The Labour group, who will pay the price for this latest piece of foolishness at the ballot box seem surprisingly sanguine about things, issuing a bland statement about finding the right people for the job. Perhaps they were distracted by a reshuffle that looked to everyone outside the bubble like an exercise in shifting the deckchairs around on the deck of the Titanic just as she steams into the ice field.
Very little has changed Janine Bridges and Alan Dutton have been cast into outer darkness and Olwen Hamer and Joy Garner have been welcomed back into the fold; Ruth Rosenau has been rewarded for a leadership ‘challenge’ that was really about going through the motions by retaining her seat. Quite what all this shifting and shuffling will do to improve the quality of governance on offer is debatable.

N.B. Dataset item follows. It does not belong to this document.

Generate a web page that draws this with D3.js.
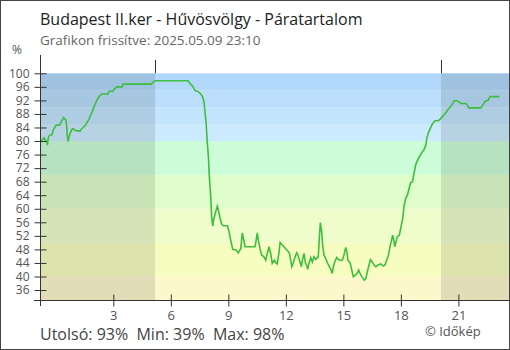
<!DOCTYPE html>
<html>
<head>
<meta charset="utf-8">
<script src="https://cdn.jsdelivr.net/npm/d3@7"></script>
<style>
  body { margin: 0; background: #fff; }
  text { font-family: "Open Sans", "Noto Sans", sans-serif; }
</style>
</head>
<body>
<div id="chart"></div>
<script>
// hours relative to 2025.05.09 00:00 (negative = previous evening)
var hours = [-0.81, -0.72, -0.61, -0.55, -0.47, -0.44, -0.39, -0.32, -0.20, -0.15, -0.06, 0.01, 0.20, 0.29, 0.41, 0.53, 0.57, 0.60, 0.65, 0.69, 0.76, 0.86, 0.93, 0.99, 1.12, 1.28, 1.33, 1.42, 1.54, 1.63, 1.73, 1.82, 1.90, 1.99, 2.08, 2.17, 2.27, 2.41, 2.72, 2.78, 2.98, 3.07, 3.18, 3.45, 3.51, 4.98, 5.07, 5.18,
  6.91, 7.00, 7.09, 7.17, 7.26, 7.43, 7.52, 7.64, 7.73, 7.78, 7.84, 7.90, 7.96, 8.01, 8.08, 8.13, 8.19, 8.22, 8.34, 8.43, 8.50, 8.57, 8.65, 8.74, 8.95, 9.04, 9.12, 9.23, 9.40, 9.52, 9.65, 9.73, 9.80, 9.87, 9.96,
  10.39, 10.44, 10.51, 10.56, 10.65, 10.74, 10.86, 10.95, 11.03, 11.12, 11.21, 11.29, 11.40, 11.49, 11.55, 11.64, 11.70, 11.82, 11.90, 12.05, 12.18, 12.27, 12.31, 12.39, 12.48, 12.57, 12.65, 12.74, 12.81, 12.88, 12.95, 13.02, 13.09, 13.14, 13.21, 13.30, 13.38, 13.47, 13.56, 13.69, 13.75, 13.80, 13.87, 13.92, 13.99, 14.04,
  14.10, 14.18, 14.27, 14.36, 14.42, 14.48, 14.55, 14.65, 14.74, 14.83, 14.95, 15.03, 15.12, 15.18, 15.24, 15.35, 15.40, 15.47, 15.52, 15.62, 15.73, 15.80, 15.87, 15.97, 16.09, 16.17, 16.25, 16.34, 16.41, 16.50, 16.60, 16.70, 16.82, 16.95, 17.08, 17.17, 17.26, 17.35, 17.43, 17.52, 17.57, 17.63, 17.68, 17.75, 17.81, 17.92,
  18.01, 18.10, 18.16, 18.25, 18.34, 18.43, 18.51, 18.60, 18.69, 18.77, 18.86, 18.95, 19.04, 19.12, 19.21, 19.30, 19.35, 19.43, 19.52, 19.61, 19.69, 19.78, 19.95, 20.04, 20.16, 20.30, 20.42, 20.56, 20.68, 20.79, 20.94, 21.05, 21.14, 21.40, 21.49, 21.54, 22.17, 22.27, 22.39, 22.56, 22.65, 23.14];

var humidity = [79.8, 80.3, 81.0, 80.3, 79.8, 78.8, 81.0, 81.8, 81.8, 83.0, 84.0, 84.7, 84.7, 85.7, 86.9, 86.2, 84.3, 81.3, 79.8, 81.3, 82.5, 83.6, 83.6, 83.2, 83.0, 83.0, 83.5, 84.0, 84.6, 85.5, 86.4, 87.7, 88.7, 90.0, 91.3, 92.3, 93.3, 93.9, 93.9, 94.7, 94.7, 95.4, 96.0, 96.0, 96.8, 96.8, 97.3, 97.8,
  97.8, 97.0, 96.5, 95.9, 94.9, 94.6, 94.1, 93.3, 91.6, 88.7, 85.4, 79.8, 75.4, 69.5, 63.6, 57.6, 54.9, 56.5, 59.1, 60.8, 59.1, 57.2, 55.5, 55.0, 55.0, 53.2, 50.8, 48.0, 47.8, 47.0, 48.3, 52.9, 51.0, 48.8, 48.8,
  48.8, 50.3, 52.9, 50.8, 48.3, 46.3, 45.8, 44.8, 46.8, 48.8, 46.8, 43.9, 44.8, 44.0, 43.7, 47.0, 50.0, 49.3, 48.8, 47.8, 47.0, 44.3, 42.9, 44.0, 45.8, 47.0, 46.0, 44.3, 42.9, 45.3, 46.8, 43.9, 43.4, 42.1, 44.0, 45.6, 44.3, 45.8, 45.0, 45.8, 51.7, 55.9, 53.2, 49.3, 46.3, 45.8,
  45.0, 43.9, 42.9, 41.9, 40.9, 42.9, 44.3, 45.6, 45.0, 44.8, 44.8, 46.3, 48.6, 47.3, 44.8, 44.0, 42.9, 41.1, 39.9, 40.4, 41.1, 41.9, 40.9, 39.9, 38.9, 39.4, 41.4, 43.4, 45.0, 44.3, 43.4, 42.9, 43.4, 43.7, 43.1, 43.4, 44.8, 46.3, 48.8, 50.8, 52.2, 50.8, 48.8, 50.3, 51.7, 52.2,
  54.7, 57.2, 60.6, 63.1, 64.0, 66.0, 67.7, 67.9, 70.5, 72.9, 74.2, 75.2, 76.1, 76.8, 77.5, 78.8, 80.8, 82.3, 83.5, 84.7, 85.4, 86.0, 86.0, 86.4, 87.2, 88.0, 89.0, 90.0, 90.9, 91.9, 91.9, 91.4, 91.1, 91.1, 90.3, 89.8, 89.8, 90.6, 91.7, 92.1, 93.1, 93.1];

// background bands (upper, lower limit in %) and their colours
var bandTops = [100, 95, 90, 85, 80, 70, 60, 50, 40];
var bandBottoms = [95, 90, 85, 80, 70, 60, 50, 40, 33];
var bandColors = ["#b2d8fb", "#badefb", "#c2e4fc", "#cbeafd", "#ccfcd8", "#e0fdcc", "#effdcc", "#f7fdc0", "#fdf7cc"];

// sunrise / sunset (hours)
var sunrise = 5.18, sunset = 20.09;

var yTicks = d3.range(36, 101, 4);
var xTicks = [3, 6, 9, 12, 15, 18, 21];

var W = 510, H = 350;

var svg = d3.select("#chart")
    .append("svg")
    .attr("width", W)
    .attr("height", H);

var x = d3.scaleLinear().domain([-0.824, 23.64]).range([40, 509]);
var y = d3.scaleLinear().domain([33, 100]).range([300.2, 73.3]);

// bands
svg.append("g")
    .selectAll("rect")
    .data(bandTops)
    .enter()
    .append("rect")
    .attr("x", x(-0.824))
    .attr("width", x(23.64) - x(-0.824))
    .attr("y", function (d) { return y(d); })
    .attr("height", function (d, i) { return y(bandBottoms[i]) - y(d); })
    .attr("fill", function (d, i) { return bandColors[i]; });

// night shading
var nights = [[-0.824, sunrise], [sunset, 23.64]];
svg.append("g")
    .selectAll("rect")
    .data(nights)
    .enter()
    .append("rect")
    .attr("x", function (d) { return x(d[0]); })
    .attr("width", function (d) { return x(d[1]) - x(d[0]); })
    .attr("y", y(100))
    .attr("height", y(33) - y(100))
    .attr("fill", "#000")
    .attr("opacity", 0.1);

// sunrise / sunset markers above the plot
svg.append("g")
    .selectAll("line")
    .data([sunrise, sunset])
    .enter()
    .append("line")
    .attr("x1", function (d) { return Math.round(x(d)) + 0.5; })
    .attr("x2", function (d) { return Math.round(x(d)) + 0.5; })
    .attr("y1", 60)
    .attr("y2", y(100))
    .attr("stroke", "#333");

// line
var pts = hours.map(function (h, i) { return [h, humidity[i]]; });
svg.append("path")
    .datum(pts)
    .attr("fill", "none")
    .attr("stroke", "#3dbf3d")
    .attr("stroke-width", 1.6)
    .attr("d", d3.line()
        .x(function (d) { return x(d[0]); })
        .y(function (d) { return y(d[1]); }));

// Y axis
var yAxis = svg.append("g")
    .attr("transform", "translate(40.5,0)")
    .call(d3.axisLeft(y).tickValues(yTicks).tickSize(6).tickSizeOuter(0).tickPadding(10));
yAxis.select(".domain").remove();
yAxis.selectAll(".tick line").attr("x2", 6).attr("x1", -6).attr("stroke", "#333");
yAxis.selectAll("text").attr("fill", "#555").style("font-size", "12px").attr("x", -11);
svg.append("line")
    .attr("x1", 40.5).attr("x2", 40.5)
    .attr("y1", 55).attr("y2", 306)
    .attr("stroke", "#333");

// X axis
var xAxis = svg.append("g")
    .attr("transform", "translate(0,300.5)")
    .call(d3.axisBottom(x).tickValues(xTicks).tickSizeOuter(0).tickPadding(4));
xAxis.select(".domain").remove();
xAxis.selectAll(".tick line").attr("y1", -6).attr("y2", 6).attr("stroke", "#333");
xAxis.selectAll("text").attr("fill", "#555").style("font-size", "13px");
svg.append("line")
    .attr("x1", 34).attr("x2", 509)
    .attr("y1", 300.5).attr("y2", 300.5)
    .attr("stroke", "#333");

svg.append("text")
    .attr("x", 17).attr("y", 54)
    .attr("text-anchor", "middle")
    .attr("fill", "#555")
    .style("font-size", "12px")
    .text("%");

// titles
svg.append("text")
    .attr("x", 40).attr("y", 25)
    .attr("fill", "#222")
    .style("font-size", "16px")
    .text("Budapest II.ker - Hűvösvölgy - Páratartalom");
svg.append("text")
    .attr("x", 40).attr("y", 45)
    .attr("fill", "#666")
    .style("font-size", "13.5px")
    .text("Grafikon frissítve: 2025.05.09 23:10");

// footer
svg.append("text")
    .attr("x", 40).attr("y", 340)
    .attr("fill", "#444")
    .style("font-size", "16px")
    .attr("xml:space", "preserve")
    .text("Utolsó: 93%  Min: 39%  Max: 98%");
svg.append("text")
    .attr("x", 425).attr("y", 336)
    .attr("fill", "#555")
    .style("font-size", "13px")
    .text("© Időkép");

// border
svg.append("rect")
    .attr("x", 0.5).attr("y", 0.5)
    .attr("width", W - 1).attr("height", H - 1)
    .attr("fill", "none")
    .attr("stroke", "#444");
</script>
</body>
</html>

The huge debts generated by the CBD project are likely to be hung around the neck of every taxpayer in the city for years to come, like an avalanche it has gathered so much momentum it cannot be stopped. Something can and should be done to prevent another such white elephant can be allowed to trundle over the horizon.
In any system where one party has a virtual monopoly of power the end result will always be hubris and waste on the part of the leadership. If we are going to face a tidal wave of cuts that will make the hardships of the past few years seem tame then Stoke needs a real opposition in the council chamber.
One with the courage to hold every decision made by the cabinet and council officers up to forensic scrutiny and enough votes to throw a spanner in the works whenever necessary. If a dangerously complacent Labour Party is relaxed about the hiring of four extra senior managers just as hundreds of council workers are about to have their jobs put at risk then we need to ensure they have a dozen or so fewer councillors after the next election.